Biases – Who Cares For the Poor?

I’ve mentioned before how much I enjoy walking the district, and not just because I get to meet people who agree with me.  You learn more from the people who disagree, and how they disagree.  Usually, we manage to do that without being disagreeable.  After all, it’s surprising to me when people taken the campaign more personally than I do.

But then, there are the times that are revealing.  I started a conversation with one voter, who asked how I felt about the Taxpayer’s Bill of Rights.  I’ve never made any secret of the fact that I support it, especially the provisions that require taxpayer approval for any increase in taxes.  I firmly believe that recipients of new funds should have to make the case of the worthiness of their cause to the people whose money they’ll be spending, not merely to legislators who see an opportunity to buy votes with taxpayer dollars.

The voter, who, as it turns out, works for a very left-of-center think tank here in Colorado, vociferously disagreed.  Nothing wrong so far.  Then, this:

She: I’m a member of society, and I’m willing to do my part and pay more if I have to
Me: Fair enough, but you do realize that there are plenty of private charities that you can contribute to, that are just as much a part of society, and do just as much good
She: Well, you go ahead and contribute to your religious groups (slight pause) and your secular groups….
Me: Ma’am, please don’t put words in my mouth.  I didn’t mention religious groups at all.
She (spitting nails at this point): Well, I know what you meant.
Me: No, you don’t.  Although, remember that the soup tastes just as good when the Catholics serve it.

This is problematic on a number of levels.  I don’t have any reason to believe the woman was reacting speficially to my yarmulke.  That is, I’m willing to give her the benefit of the doubt and assume that she has a problem with religion in general.  But the close-minded opposition to the assumed close-mindedness of the religious is an especially destructive sort of prejudice.  It undermines our civil society, those institutions that exist independently of the government, and provide a community connection for both the giver and the receiver.

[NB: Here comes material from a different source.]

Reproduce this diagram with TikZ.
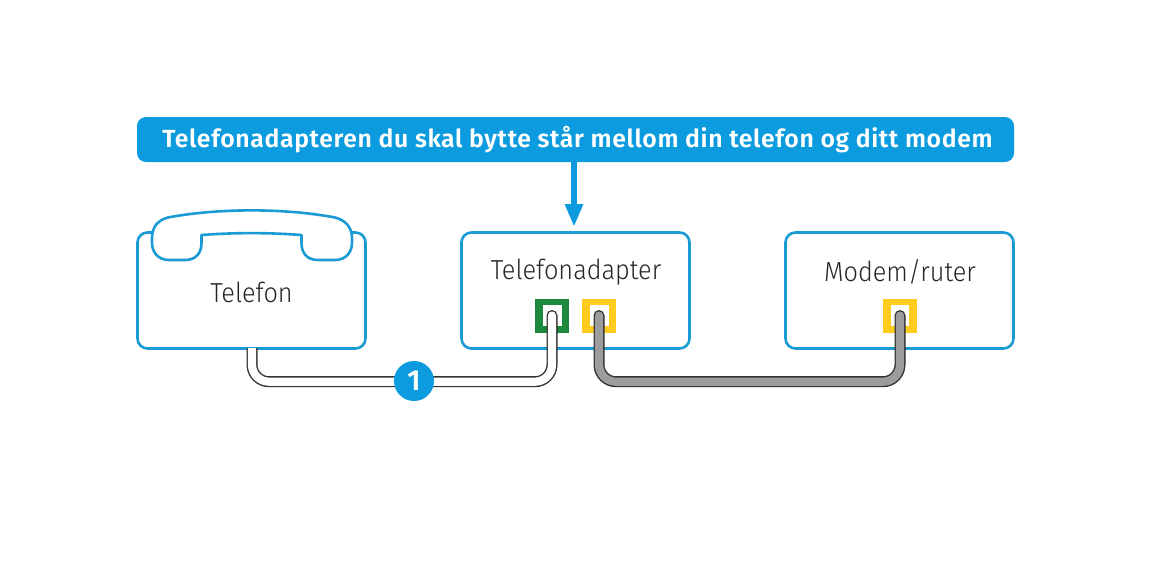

There is also, perhaps a cautionary tale here for those religious (and secular) organizations whom the government uses to provide needed social services.  These groups, seeing an opportunity to do more, can all too easily be converted into clients of the state, dependent on the government not only for money for service delivery, but also for general overhead.  And after that, they can become easy prey for those who, like my neighbor, hold them in disdain.

Nobody ought dispute the need for a government safety net.  But the temptation to “do more,” laden though it is with good intentions and sympathy for those who need our help, also carries its own risks.